Bere 5/2025 #9

Monday is usually a busy day.  I’m called to see a woman at 2AM who isn’t progressing in labor.  It’s the nurse I don’t have confidence  in so I’m not sure if I should start Oxytocin or not.  Unfortunately I awaken Dr. Staci and ask her.  She thinks it’s less risky to just wait till morning.    At 7AM I’m in worship when the nurse finds me again and says I need to see the same woman after worship.  I go there and nothing has changed.  Dr. Staci comes in and we decide after watching her contractions and how the babies heart slows down with each contraction and takes a little while to improve- that we should do a C-section.  So we find the husband who is avoiding us, because he doesn’t want to pay for anything, to go and get the lab work paid for and so we can proceed.  We keep telling the woman not to push because it hasn’t made a difference all night.  She can’t or won’t stop.  Looking between her legs suddenly the baby head has dropped down and is on its way out.  With another push the child is on the bed and crying.  Yay! She didn’t need a C-section after all.  Thank you God!

One of the first operations today is a TURP- transurethral resection of the prostate.  I’ve always done Friers prostatectomy.  Andrew was learned to do TURP and so I watched him set up the complicated thing then using the TURP wire, it it a loop of wire, it shaves off a little trench in the prostate and then the same loop cauterizes. Then another trench of tissue and cautery of the bleeding.  He showed me the landmarks to use and had me do quite a few.  It is a neat way to take care of excess prostate.  But I think I’ll need some more training on landmarks to be certain where to do it and where is deep enough.  We worked on shaving off pieces for a few hours.  When we were done it seemed like a bloodless field and we left a foley catheter in place.

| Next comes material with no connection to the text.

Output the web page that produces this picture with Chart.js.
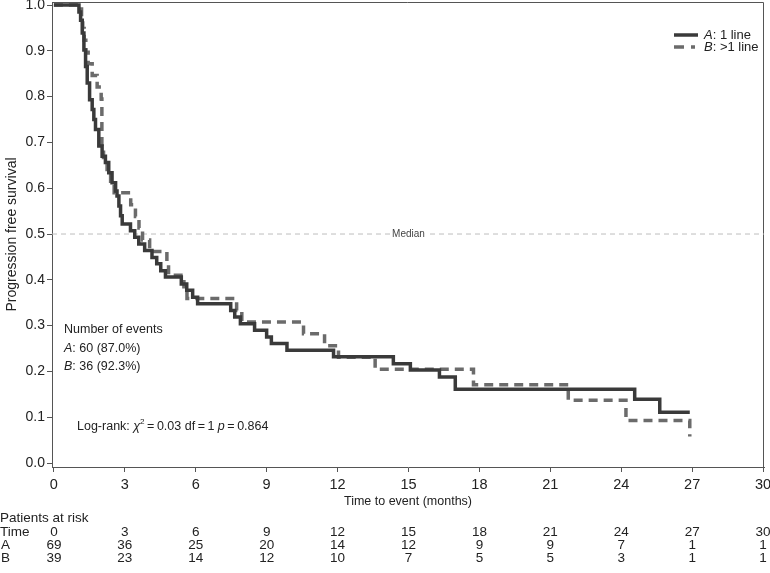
<!DOCTYPE html>
<html>
<head>
<meta charset="utf-8">
<script src="https://cdn.jsdelivr.net/npm/chart.js@4.4.1/dist/chart.umd.min.js"></script>
<style>
  html, body { margin: 0; padding: 0; background: #fff; }
  #wrap { width: 770px; height: 573px; }
</style>
</head>
<body>
<div id="wrap"><canvas id="km"></canvas></div>
<script>
// Kaplan-Meier steps (time in months, survival after the drop)
const timeA = [0, 1.06, 1.13, 1.20, 1.27, 1.34, 1.41, 1.51, 1.62, 1.69, 1.76, 1.90, 2.04, 2.18, 2.32, 2.46,
  2.61, 2.67, 2.75, 2.82, 2.89, 3.24, 3.42, 3.59, 3.84, 4.15, 4.35, 4.52, 4.72, 5.39, 5.62, 5.87, 6.08,
  7.48, 7.65, 7.89, 8.49, 9.00, 9.20, 9.86, 11.83, 14.36, 15.08, 16.31, 16.98, 24.57, 25.63, 26.9];
const survA = [1.0, 0.985, 0.967, 0.939, 0.902, 0.866, 0.830, 0.793, 0.772, 0.750, 0.728, 0.692, 0.670, 0.656, 0.634, 0.612,
  0.594, 0.583, 0.561, 0.540, 0.522, 0.507, 0.493, 0.478, 0.464, 0.449, 0.435, 0.420, 0.406, 0.391, 0.377, 0.362, 0.348,
  0.333, 0.319, 0.304, 0.290, 0.275, 0.261, 0.246, 0.232, 0.217, 0.203, 0.188, 0.161, 0.139, 0.111, 0.111];

const timeB = [0, 1.17, 1.22, 1.28, 1.35, 1.45, 1.62, 1.83, 2.00, 2.03, 2.10, 2.25, 2.40, 2.55, 3.25, 3.45,
  3.60, 3.75, 4.05, 4.78, 4.85, 5.50, 5.63, 7.73, 7.95, 10.56, 11.45, 12.04, 13.59, 17.75, 21.76, 24.2, 26.9];
const survB = [1.0, 0.974, 0.949, 0.923, 0.897, 0.872, 0.846, 0.821, 0.795, 0.692, 0.667, 0.641, 0.615, 0.590, 0.564, 0.538,
  0.513, 0.487, 0.462, 0.436, 0.410, 0.385, 0.359, 0.333, 0.308, 0.282, 0.256, 0.231, 0.205, 0.171, 0.137, 0.093, 0.058];

const medianLevel = 0.5;
const xTicks = [0, 3, 6, 9, 12, 15, 18, 21, 24, 27, 30];
const yTicks = [0, 0.1, 0.2, 0.3, 0.4, 0.5, 0.6, 0.7, 0.8, 0.9, 1.0];

const riskTimes = [0, 3, 6, 9, 12, 15, 18, 21, 24, 27, 30];
const riskA = [69, 36, 25, 20, 14, 12, 9, 9, 7, 1, 1];
const riskB = [39, 23, 14, 12, 10, 7, 5, 5, 3, 1, 1];

const REG = "'Liberation Sans', Arial, sans-serif";
const NARROW = "'Liberation Sans Narrow', 'Liberation Sans', Arial, sans-serif";
const TXT = '#222';

function rich(ctx, parts, x, y, size) {
  let cx = x;
  parts.forEach(p => {
    const s = p.sup ? size * 0.65 : size;
    ctx.font = (p.italic ? 'italic ' : '') + s + 'px ' + REG;
    ctx.fillText(p.t, cx, p.sup ? y - size * 0.38 : y);
    cx += ctx.measureText(p.t).width;
  });
}

const extras = {
  id: 'extras',
  beforeDatasetsDraw(chart) {
    const { ctx, chartArea: a } = chart;
    ctx.save();
    ctx.strokeStyle = '#555';
    ctx.lineWidth = 1;
    ctx.beginPath();
    ctx.moveTo(a.left, a.top + 0.5);
    ctx.lineTo(a.right - 0.5, a.top + 0.5);
    ctx.lineTo(a.right - 0.5, a.bottom);
    ctx.stroke();
    ctx.restore();
  },
  afterDatasetsDraw(chart) {
    const { ctx, scales: { x, y } } = chart;
    ctx.save();
    // median label
    const mx = x.getPixelForValue(15), my = y.getPixelForValue(medianLevel);
    ctx.font = '10px ' + REG;
    ctx.textAlign = 'center';
    ctx.textBaseline = 'middle';
    const w = ctx.measureText('Median').width;
    ctx.fillStyle = '#fff';
    ctx.fillRect(mx - w / 2 - 2, my - 6, w + 4, 12);
    ctx.fillStyle = '#444';
    ctx.fillText('Median', mx, my);

    // legend
    ctx.lineWidth = 3.5;
    ctx.strokeStyle = '#3a3a3a';
    ctx.beginPath(); ctx.moveTo(674, 35); ctx.lineTo(698, 35); ctx.stroke();
    ctx.strokeStyle = '#6b6b6b';
    ctx.setLineDash([10, 7, 4, 100]);
    ctx.beginPath(); ctx.moveTo(674, 47); ctx.lineTo(698, 47); ctx.stroke();
    ctx.setLineDash([]);
    ctx.textAlign = 'left';
    ctx.fillStyle = TXT;
    rich(ctx, [{ t: 'A', italic: true }, { t: ': 1 line' }], 704, 35, 13);
    rich(ctx, [{ t: 'B', italic: true }, { t: ': >1 line' }], 704, 47, 13);

    // events and log-rank
    rich(ctx, [{ t: 'Number of events' }], 64, 330, 12.5);
    rich(ctx, [{ t: 'A', italic: true }, { t: ': 60 (87.0%)' }], 64, 349, 12.5);
    rich(ctx, [{ t: 'B', italic: true }, { t: ': 36 (92.3%)' }], 64, 367, 12.5);
    rich(ctx, [{ t: 'Log-rank: ' }, { t: '\u03c7', italic: true }, { t: '2', sup: true },
      { t: '\u2009=\u20090.03 df\u2009=\u20091 ' }, { t: 'p', italic: true }, { t: '\u2009=\u20090.864' }], 77, 427, 12.5);

    // patients at risk table
    ctx.font = '13.5px ' + NARROW;
    ctx.fillText('Patients at risk', 0, 518);
    ctx.fillText('Time', 0, 532);
    ctx.fillText('A', 1, 545);
    ctx.fillText('B', 1, 558);
    ctx.textAlign = 'center';
    riskTimes.forEach((t, i) => {
      const px = x.getPixelForValue(t);
      ctx.fillText(String(t), px, 532);
      ctx.fillText(String(riskA[i]), px, 545);
      ctx.fillText(String(riskB[i]), px, 558);
    });
    ctx.restore();
  }
};

const pts = (ts, ss) => ts.map((t, i) => ({ x: t, y: ss[i] }));

new Chart(document.getElementById('km'), {
  type: 'line',
  data: {
    datasets: [
      { label: 'A: 1 line', data: pts(timeA, survA), stepped: 'before', borderColor: '#3a3a3a',
        borderWidth: 3.5, pointRadius: 0, fill: false },
      { label: 'B: >1 line', data: pts(timeB, survB), stepped: 'before', borderColor: '#6b6b6b',
        borderWidth: 3.5, borderDash: [9, 6], pointRadius: 0, fill: false },
      { label: 'Median', data: [{ x: -0.08, y: medianLevel }, { x: 30.04, y: medianLevel }],
        borderColor: '#bdbdbd', borderWidth: 1, borderDash: [5, 4], pointRadius: 0, fill: false }
    ]
  },
  options: {
    responsive: true,
    maintainAspectRatio: false,
    animation: false,
    layout: { padding: { top: 2, right: 6, left: 0, bottom: 60 } },
    plugins: { legend: { display: false }, tooltip: { enabled: false } },
    scales: {
      x: {
        type: 'linear', min: -0.08, max: 30.04,
        afterBuildTicks: s => { s.ticks = xTicks.map(v => ({ value: v })); },
        afterFit: s => { s.height = 46; s.paddingLeft = 0; s.paddingRight = 0; },
        ticks: { font: { family: NARROW, size: 14.5 }, color: TXT, padding: 4, maxRotation: 0, autoSkip: false },
        grid: { drawOnChartArea: false, tickLength: 5, color: '#555' },
        border: { color: '#555', width: 1 },
        title: { display: true, text: 'Time to event (months)', color: TXT,
          font: { family: NARROW, size: 12.5 }, padding: { top: 0, bottom: 4 } }
      },
      y: {
        min: -0.0087, max: 1.0066,
        afterBuildTicks: s => { s.ticks = yTicks.map(v => ({ value: v })); },
        afterFit: s => { s.width = 52; s.paddingTop = 0; s.paddingBottom = 0; },
        ticks: { font: { family: REG, size: 14 }, color: TXT, padding: 2, callback: v => v.toFixed(1) },
        grid: { drawOnChartArea: false, tickLength: 5, color: '#555' },
        border: { color: '#555', width: 1 },
        title: { display: true, text: 'Progression free survival', color: TXT,
          font: { family: REG, size: 14 }, padding: { top: 4, bottom: 0 } }
      }
    }
  },
  plugins: [extras]
});
</script>
</body>
</html>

There were many clinic patients to see so I headed over to the next building.  Now a day later, can I remember what I saw? Only some of them.  I saw the teen with drainage coming from a previous fracture site only in the rainy season- 8 months ago, maybe a sequestrum, but definitely not obvious.  I could see something on the X-ray.  Told him if it starts draining again, to come back then.  Rain started and it was a downpour.  Rained for a while and cooled everything off, even through the evening.  Another patient in clinic was an older woman with body aches, saw a few with bladder stones on ultrasound who couldn’t pee well and were set up with orders for a stone removal surgery and sent to the pharmacy to pay the equivalent of about $40 for the surgery.  By the way, some of you sent me with some money to use here.  They have an indigent care fund, and that is what the money went towards. Other patients I saw were a kid with a huge splenic cancer I could see on ultrasound.  Another was a pastors wife with one of the largest spleens I’ve ever seen.  Covered her whole abdomen, except for a small portion of the right lower quadrant.  Spent the whole afternoon in clinic.  When I was done and walked out of the building- what a refreshing feel.  It was a cool 75 and smelled like it had just rained.  Other than being awakened by a call at 3 AM, I slept quite well that night!